Analysis of High frequency financial data

There are a lot of high frequency financial data, including tick-by-tick traded prices and volume, bid and ask orders, etc. Analysis of such high frequency data can find applications in volatility forecasting, risk management, portfolio selection and quantitative trading. One of the major problems in the modeling of high-dimensional realized covariance matrix. A paper (Yu, Li and Ng, 2016) on this is accepted for publication in a top journal-Journal of Business and Economic Statistics.


Professors W.K. Li, Jeff Yao and Dr Philip L.H. Yu are developing dynamic component models for high-dimensional realized covariance matrix. Some works that are in the pipeline include:

  1. Development of a generalized conditional autoregressive Wishart model for multivariate realized volatility;
  2. A method to forecast high-dimensional realized volatility matrices using a factor model;
  3. Development of a spiked model for large volatility matrix estimation from noisy high-frequency data.

At the same time, Dr Yu is exploring the feasibility of implementing deep learning in portfolio selection and quantitative trading.


Yu, P.L.H., Li, W.K. and Ng, F.C., (2016) The generalized conditional autoregressive Wishart model for multivariate stochastic volatility. To appear in Journal of Business and Economic Statistics.

Statistical/Machine Learning in Astrophysics

Recently, Dr Philip L.H. Yu has been working with Dr. Pablo Saz Parkinson on the classification and ranking of Fermi LAT gamma-ray sources using machine learning techniques. A paper was published in Astrophysical Journal in 2016. Although the size of the data studied in this paper is not very large, this opens up a new area of multidisciplinary research as there are huge amount of data about the characteristics of the sources collected around the world.

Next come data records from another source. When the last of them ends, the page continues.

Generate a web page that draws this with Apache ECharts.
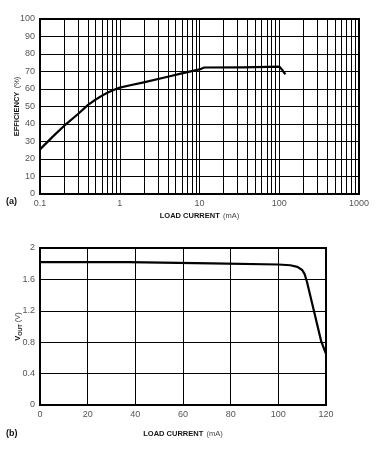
<!DOCTYPE html>
<html><head><meta charset="utf-8">
<script src="https://cdn.jsdelivr.net/npm/echarts@6/dist/echarts.min.js"></script>
<style>html,body{margin:0;padding:0;background:#fff}#c{width:378px;height:452px}</style>
</head><body><div id="c"></div>
<script>
// Chart (a): efficiency vs load current (log)
const effCurrent = [0.1, 0.15, 0.2, 0.3, 0.4, 0.5, 0.6, 0.7, 0.85, 1, 1.4, 2, 4, 6, 10, 11.5, 35, 36, 100, 105, 110, 115, 120];
const effValue   = [25.5, 33.5, 38.9, 45.7, 50.9, 54, 56.2, 57.9, 59.6, 60.8, 62.3, 63.8, 67, 68.9, 71.2, 72.3, 72.4, 72.9, 72.8, 72.1, 70.7, 69.3, 68.5];
const effYTicks = [0, 10, 20, 30, 40, 50, 60, 70, 80, 90, 100];
const logMinor = [0.2,0.3,0.4,0.5,0.6,0.7,0.8,0.9, 2,3,4,5,6,7,8,9, 20,30,40,50,60,70,80,90, 200,300,400,500,600,700,800,900];

// Chart (b): Vout vs load current
const voutCurrent = [0, 37, 37.5, 72, 72.5, 100, 105, 108, 110, 111, 112, 115, 118, 120];
const voutValue   = [1.82, 1.82, 1.805, 1.805, 1.79, 1.79, 1.78, 1.76, 1.72, 1.67, 1.57, 1.19, 0.81, 0.65];

const tickStyle = {color:'#555', fontSize:9, fontFamily:'Liberation Sans'};
const nameRich = {
  b:{fontWeight:'bold', fontSize:7.5, fontFamily:'Liberation Sans Narrow, Liberation Sans', color:'#111'},
  r:{fontSize:7.5, fontFamily:'Liberation Sans', color:'#444'},
  s:{fontWeight:'bold', fontSize:5.5, fontFamily:'Liberation Sans', color:'#111', padding:[4,0,0,0]}
};
const chart = echarts.init(document.getElementById('c'), null, {renderer:'canvas'});
chart.setOption({
  animation:false,
  grid:[
    {left:40, top:19, width:319, height:175, show:true, borderColor:'#000', borderWidth:2, z:3, containLabel:false, outerBoundsMode:'none'},
    {left:40, top:248, width:286, height:157, show:true, borderColor:'#000', borderWidth:2, z:3, containLabel:false, outerBoundsMode:'none'}
  ],
  xAxis:[
    {gridIndex:0, type:'log', logBase:10, min:0.1, max:1000,
     axisLine:{show:false}, axisTick:{show:false},
     axisLabel:Object.assign({margin:5, formatter:v=>String(v)}, tickStyle),
     splitLine:{show:true, lineStyle:{color:'#000', width:1}},
     name:'{b|LOAD CURRENT} {r|(mA)}', nameLocation:'middle', nameGap:16, nameMoveOverlap:false,
     nameTextStyle:{rich:nameRich}},
    {gridIndex:1, type:'value', min:0, max:120, interval:20,
     axisLine:{show:false}, axisTick:{show:false},
     axisLabel:Object.assign({margin:5}, tickStyle),
     splitLine:{show:true, lineStyle:{color:'#000', width:1}},
     name:'{b|LOAD CURRENT} {r|(mA)}', nameLocation:'middle', nameGap:23, nameMoveOverlap:false,
     nameTextStyle:{rich:nameRich}}
  ],
  yAxis:[
    {gridIndex:0, type:'value', min:effYTicks[0], max:effYTicks[effYTicks.length-1], interval:10,
     axisLine:{show:false}, axisTick:{show:false},
     axisLabel:Object.assign({margin:5}, tickStyle),
     splitLine:{show:true, lineStyle:{color:'#000', width:1}},
     name:'{b|EFFICIENCY} {r|(%)}', nameLocation:'middle', nameGap:17, nameMoveOverlap:false,
     nameTextStyle:{rich:nameRich}},
    {gridIndex:1, type:'value', min:0, max:2, interval:0.4,
     axisLine:{show:false}, axisTick:{show:false},
     axisLabel:Object.assign({margin:5}, tickStyle),
     splitLine:{show:true, lineStyle:{color:'#000', width:1}},
     name:'{b|V}{s|OUT}{r| (V)}', nameLocation:'middle', nameGap:17, nameMoveOverlap:false,
     nameTextStyle:{rich:nameRich}}
  ],
  series:[
    {type:'line', xAxisIndex:0, yAxisIndex:0, data:effCurrent.map((x,i)=>[x,effValue[i]]),
     showSymbol:false, smooth:false, lineStyle:{color:'#000', width:2.2, join:'round'}, z:5,
     markLine:{silent:true, symbol:'none', label:{show:false},
       lineStyle:{color:'#000', width:1, type:'solid'},
       data:logMinor.map(v=>({xAxis:v}))}},
    {type:'line', xAxisIndex:1, yAxisIndex:1, data:voutCurrent.map((x,i)=>[x,voutValue[i]]),
     showSymbol:false, smooth:false, lineStyle:{color:'#000', width:2.2, join:'round'}, z:5}
  ],
  graphic:[
    {type:'text', left:6, top:197, style:{text:'(a)', font:'bold 9px Liberation Sans', fill:'#111'}},
    {type:'text', left:6, top:429, style:{text:'(b)', font:'bold 9px Liberation Sans', fill:'#111'}}
  ]
});
</script></body></html>
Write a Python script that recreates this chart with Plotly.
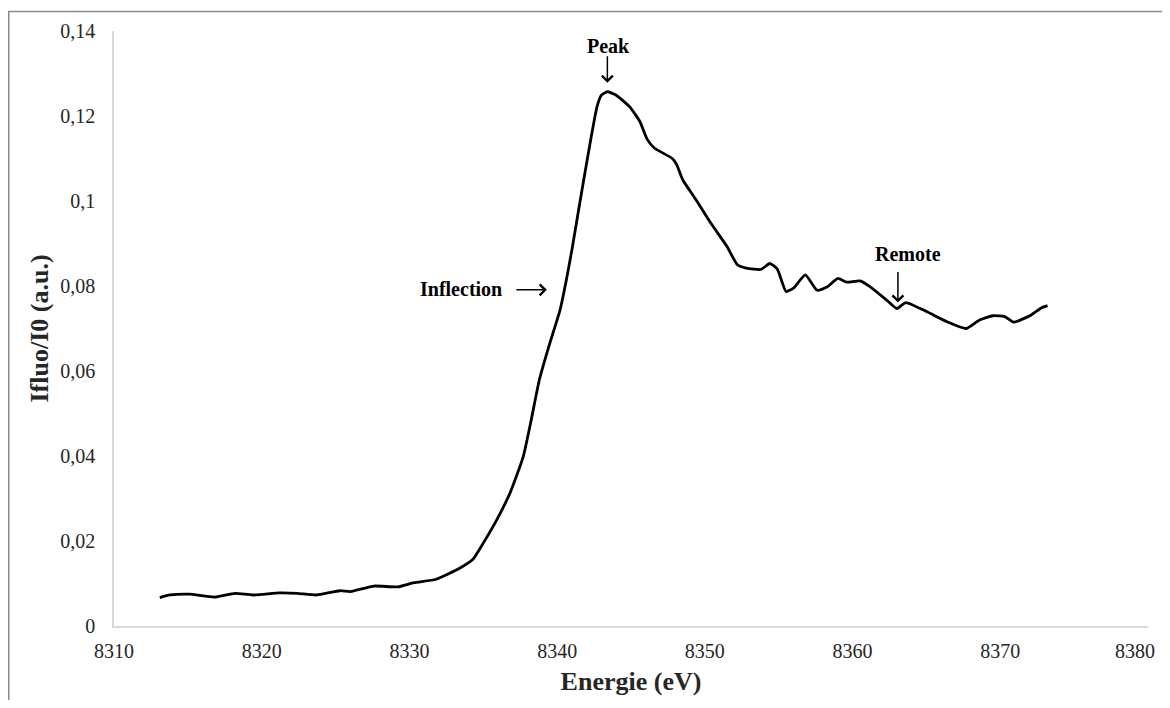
import plotly.graph_objects as go

# ---- data ----
energy = [8313.1, 8313.8, 8315.1, 8316.8, 8318.2, 8319.4, 8321.2, 8322.4, 8323.7,
          8325.3, 8326.0, 8327.6, 8329.2, 8330.3, 8331.8, 8333.4, 8334.3, 8335.0,
          8335.9, 8336.8, 8337.7, 8338.2, 8338.8, 8339.5, 8340.2, 8340.6, 8341.0,
          8341.8, 8342.7, 8343.0, 8343.4, 8344.0, 8344.9, 8345.6, 8346.1, 8346.6,
          8347.8, 8348.1, 8348.5, 8349.4, 8350.4, 8351.5, 8352.2, 8352.8, 8353.8,
          8354.4, 8354.9, 8355.5, 8356.0, 8356.8, 8357.6, 8358.3, 8359.0, 8359.6,
          8360.5, 8361.2, 8362.3, 8363.0, 8363.6, 8365.0, 8366.4, 8367.7, 8368.6,
          8369.5, 8370.3, 8370.9, 8372.1, 8372.8, 8373.2]
intensity = [0.0067, 0.0073, 0.0075, 0.0068, 0.0077, 0.0073, 0.0078, 0.0077, 0.0073,
             0.0083, 0.0081, 0.0094, 0.0092, 0.0102, 0.0110, 0.0136, 0.0157, 0.0195,
             0.0249, 0.0312, 0.0398, 0.0477, 0.0580, 0.0665, 0.0744, 0.0810, 0.0885,
             0.1050, 0.1222, 0.1249, 0.1257, 0.1249, 0.1222, 0.1187, 0.1145, 0.1124,
             0.1100, 0.1085, 0.1050, 0.1003, 0.0948, 0.0893, 0.0850, 0.0842, 0.0839,
             0.0853, 0.0840, 0.0787, 0.0795, 0.0826, 0.0790, 0.0798, 0.0818, 0.0809,
             0.0812, 0.0798, 0.0767, 0.0747, 0.0761, 0.0740, 0.0716, 0.0700, 0.0720,
             0.0730, 0.0728, 0.0715, 0.0732, 0.0749, 0.0754]

labels = ["Peak", "Inflection", "Remote"]
label_x = [8343.4, 8339.3, 8363.07]
label_y = [0.1278, 0.0791, 0.0761]

x_ticks = [8310, 8320, 8330, 8340, 8350, 8360, 8370, 8380]
x_ticktext = ["8310", "8320", "8330", "8340", "8350", "8360", "8370", "8380"]
y_ticks = [0, 0.02, 0.04, 0.06, 0.08, 0.1, 0.12, 0.14]

FONT = "Liberation Serif, Times New Roman, serif"
# the page body adds an 8px margin, so figure pixels = page pixels - 8;
# the figure is sized so the page does not scroll.
OFF = 8
W, H = 1170 - OFF, 708 - 2 * OFF
ML, MT = 114 - OFF, 31 - OFF
PW, PH = 1034, 595
MR, MB = W - ML - PW, H - MT - PH

def px_x(p):
    return (p - ML) / PW

def px_y(p):
    return (MT + PH - p) / PH

fig = go.Figure()
fig.add_trace(go.Scatter(
    x=energy, y=intensity, mode="lines",
    line=dict(color="black", width=2.8, shape="spline", smoothing=0.5),
    showlegend=False, hoverinfo="skip"))

afont = dict(family=FONT, size=20, color="black")
tfont = dict(family=FONT, size=20, color="#262626")
arrow = dict(showarrow=True, arrowhead=4, arrowsize=1.4, arrowwidth=1.5,
             arrowcolor="black", text="", xref="x", yref="y")

annotations = [
    # Peak
    dict(x=label_x[0], y=label_y[0], ax=0, ay=-28, **arrow),
    dict(x=label_x[0], y=label_y[0], xref="x", yref="y", text="<b>" + labels[0] + "</b>",
         showarrow=False, xshift=1, yshift=37, font=afont),
    # Inflection
    dict(x=label_x[1], y=label_y[1], ax=-32, ay=0, **arrow),
    dict(x=label_x[1], y=label_y[1], xref="x", yref="y", text="<b>" + labels[1] + "</b>",
         showarrow=False, xshift=-86, yshift=1, font=afont),
    # Remote
    dict(x=label_x[2], y=label_y[2], ax=0, ay=-32, **arrow),
    dict(x=label_x[2], y=label_y[2], xref="x", yref="y", text="<b>" + labels[2] + "</b>",
         showarrow=False, xshift=10, yshift=49, font=afont),
    # last x tick label, nudged left so it stays inside the visible window
    dict(x=x_ticks[-1], y=px_y(643), xref="x", yref="paper",
         text=x_ticktext[-1], showarrow=False, xanchor="right", xshift=9,
         yanchor="middle", font=tfont),
]

shapes = [
    dict(type="line", xref="paper", yref="paper",
         x0=px_x(0), x1=px_x(W + 5), y0=px_y(3.5), y1=px_y(3.5),
         line=dict(color="#8a8a8a", width=1.5)),
    dict(type="line", xref="paper", yref="paper",
         x0=px_x(0.75), x1=px_x(0.75), y0=px_y(3.5), y1=px_y(H + 5),
         line=dict(color="#8a8a8a", width=1.5)),
]

fig.update_layout(
    width=W, height=H,
    margin=dict(l=ML, r=MR, t=MT, b=MB, autoexpand=False),
    paper_bgcolor="white", plot_bgcolor="white",
    separators=",.",
    font=dict(family=FONT, size=20, color="#262626"),
    annotations=annotations, shapes=shapes,
    xaxis=dict(range=[8310, 8380], tickvals=x_ticks, ticktext=x_ticktext[:-1] + [""],
               showgrid=False, zeroline=False,
               showline=True, linecolor="#d9d9d9", linewidth=1.5, ticks="",
               ticklabelstandoff=6, automargin=False,
               tickfont=tfont,
               title=dict(text="<b>Energie (eV)</b>", standoff=11,
                          font=dict(family=FONT, size=26, color="#262626"))),
    yaxis=dict(range=[0, 0.14], tickvals=y_ticks, showgrid=False, zeroline=False,
               showline=True, linecolor="#d9d9d9", linewidth=1.5, ticks="",
               ticklabelstandoff=13, automargin=False,
               tickfont=tfont,
               title=dict(text="<b>Ifluo/I0 (a.u.)</b>", standoff=4,
                          font=dict(family=FONT, size=26, color="#262626"))),
)

fig.write_html("out.html")
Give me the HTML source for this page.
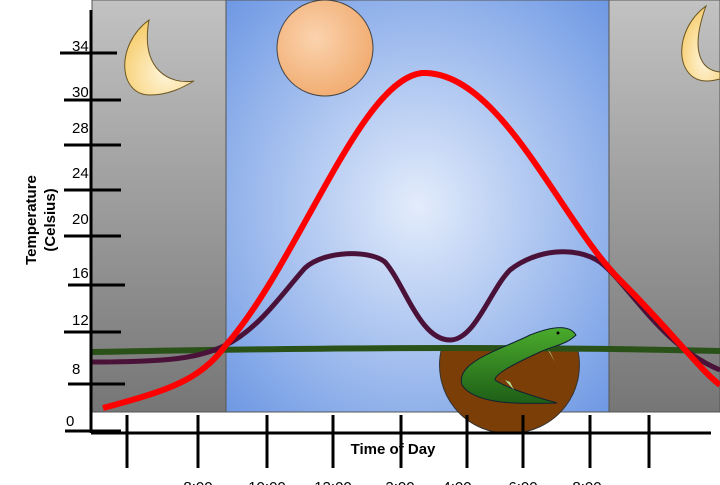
<!DOCTYPE html>
<html><head><style>body{margin:0;background:#fff}svg{display:block}text{font-family:"Liberation Sans",sans-serif}</style></head><body>
<svg width="720" height="485" viewBox="0 0 720 485">
<defs>
<linearGradient id="gr" x1="0" y1="0" x2="0" y2="1"><stop offset="0" stop-color="#c2c2c2"/><stop offset="1" stop-color="#767676"/></linearGradient>
<radialGradient id="bl" cx="0.5" cy="0.5" r="0.7"><stop offset="0" stop-color="#e3ecfb"/><stop offset="1" stop-color="#6f99e4"/></radialGradient>
<radialGradient id="sun" cx="0.4" cy="0.4" r="0.7"><stop offset="0" stop-color="#fbd3ae"/><stop offset="1" stop-color="#f0a86a"/></radialGradient>
<radialGradient id="moon" cx="0.6" cy="0.7" r="0.8"><stop offset="0" stop-color="#fff6dc"/><stop offset="1" stop-color="#f6c860"/></radialGradient>
<linearGradient id="liz" x1="0" y1="0" x2="0" y2="1"><stop offset="0" stop-color="#4aab2c"/><stop offset="1" stop-color="#1e5e17"/></linearGradient>
</defs>
<rect x="92" y="0" width="134" height="412" fill="url(#gr)" stroke="#555" stroke-width="1"/>
<rect x="226" y="0" width="383" height="412" fill="url(#bl)" stroke="#555" stroke-width="1"/>
<rect x="609" y="0" width="111" height="412" fill="url(#gr)" stroke="#555" stroke-width="1"/>
<circle cx="325" cy="48" r="48" fill="url(#sun)" stroke="#444" stroke-width="1"/>
<path d="M149,20 C115,45 118,95 150,95 C168,95 182,88 194,81 C170,85 140,70 149,20Z" fill="url(#moon)" stroke="#6b5520" stroke-width="1"/>
<path d="M706,6 C672,31 675,81 707,81 C712,81 716,80 720,79 L720,72 C700,70 690,50 706,6Z" fill="url(#moon)" stroke="#6b5520" stroke-width="1"/>
<path d="M442,347 L577,347 A68,68 0 0 1 512,433 A68,68 0 0 1 442,347Z" fill="#7a3e06" stroke="#333" stroke-width="1"/>
<path d="M92,352 C300,348 500,346 720,351" fill="none" stroke="#2a5218" stroke-width="6"/>
<path d="M92,362 C170,362 200,358 226,345 C260,328 285,290 305,268 C325,250 370,250 385,262 C405,285 420,340 450,340 C475,340 490,290 510,270 C535,250 575,245 600,262 C630,285 660,345 720,370" fill="none" stroke="#4a1238" stroke-width="5"/>
<path d="M103,408 C170,390 200,380 226,345 C300,260 360,80 422,73 C500,70 560,220 620,280 C670,330 700,370 720,385" fill="none" stroke="#ff0000" stroke-width="6"/>
<path d="M462,385 C455,362 500,350 530,335 C555,325 570,325 576,335 C566,345 555,345 540,352 C505,368 495,375 495,380 C510,390 540,398 557,403 C520,404 475,405 462,385Z" fill="url(#liz)" stroke="#123" stroke-width="1"/>
<circle cx="558" cy="333" r="1.5" fill="#000"/>
<path d="M548,350 L555,362 L550,352Z" fill="#b6e39c"/>
<path d="M505,380 L514,390 L510,382Z" fill="#b6e39c"/>
<g stroke="#000" stroke-width="3" fill="none">
<line x1="91" y1="10" x2="91" y2="433"/>
<line x1="91" y1="433" x2="711" y2="433"/>
<line x1="60" y1="53" x2="117" y2="53"/>
<line x1="64" y1="100" x2="121" y2="100"/>
<line x1="64" y1="145" x2="121" y2="145"/>
<line x1="64" y1="190" x2="121" y2="190"/>
<line x1="64" y1="236" x2="121" y2="236"/>
<line x1="68" y1="285" x2="125" y2="285"/>
<line x1="64" y1="332" x2="121" y2="332"/>
<line x1="68" y1="384" x2="125" y2="384"/>
<line x1="65" y1="431" x2="121" y2="431"/>
<line x1="127" y1="415" x2="127" y2="468"/>
<line x1="198" y1="415" x2="198" y2="468"/>
<line x1="267" y1="415" x2="267" y2="468"/>
<line x1="333" y1="415" x2="333" y2="468"/>
<line x1="401" y1="415" x2="401" y2="468"/>
<line x1="467" y1="415" x2="467" y2="468"/>
<line x1="523" y1="415" x2="523" y2="468"/>
<line x1="590" y1="415" x2="590" y2="468"/>
<line x1="649" y1="415" x2="649" y2="468"/>
</g>
<g font-size="15" fill="#000">
<text x="72" y="51">34</text><text x="72" y="97">30</text><text x="72" y="133">28</text><text x="72" y="178">24</text><text x="72" y="224">20</text><text x="72" y="278">16</text><text x="72" y="325">12</text><text x="72" y="374">8</text><text x="66" y="426">0</text>
<g text-anchor="middle"><text x="198" y="492">8:00</text><text x="267" y="492">10:00</text><text x="333" y="492">12:00</text><text x="400" y="492">2:00</text><text x="457" y="492">4:00</text><text x="523" y="492">6:00</text><text x="587" y="492">8:00</text></g>
</g>
<text x="393" y="454" font-size="15" font-weight="bold" text-anchor="middle">Time of Day</text>
<text transform="translate(36,220) rotate(-90)" font-size="15" font-weight="bold" text-anchor="middle">Temperature</text>
<text transform="translate(55,220) rotate(-90)" font-size="15" font-weight="bold" text-anchor="middle">(Celsius)</text>
</svg>
</body></html>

Saz Parkinson, P.M., Xu, H., Yu, P.L.H., Salvetti, D., Marelli, M. and Falcone, A.D. (2016). Classification and ranking of Fermi LAT Gamma-ray sources from the 3FGL catalog using machine learning techniques. Astrophysical Journal. 820(1), 8.

Mixed-state Markov models in image motion analysis

Digital images and video sequences are typical big data since they are of big volume and endowed with a variety of complex structures. Image analysis for these data has been a very active discipline from several decades. One of powerful tools for the analysis of a video sequence is to extract dynamic changes from one frame to the next by computing the time-differentials between subsequent images, that is image motions. In a series of works, we have introduced a novel class of stochastic models for such motion fields from image sequences, namely mixed-state statistical models. The development of a complete theory for these models has permitted to take into account spatial and temporal interaction. These mixed-state models are then used for motion texture analysis based on instantaneous apparent motion maps extracted from dynamic textures. The fitted mixed-state models are further used to motion texture recognition, classification and tracking.


An example of classification of video sequences through the corresponding motion maps is given in the picture below. The picture considers a small sample from a large library of video sequences where one representative image (cover image) for each video is displayed. Here the whole large set of videos are to be classified into meaningful classes according to some similarity measures. These similarity measures are indeed based on the corresponding image motion maps analysed using our new models.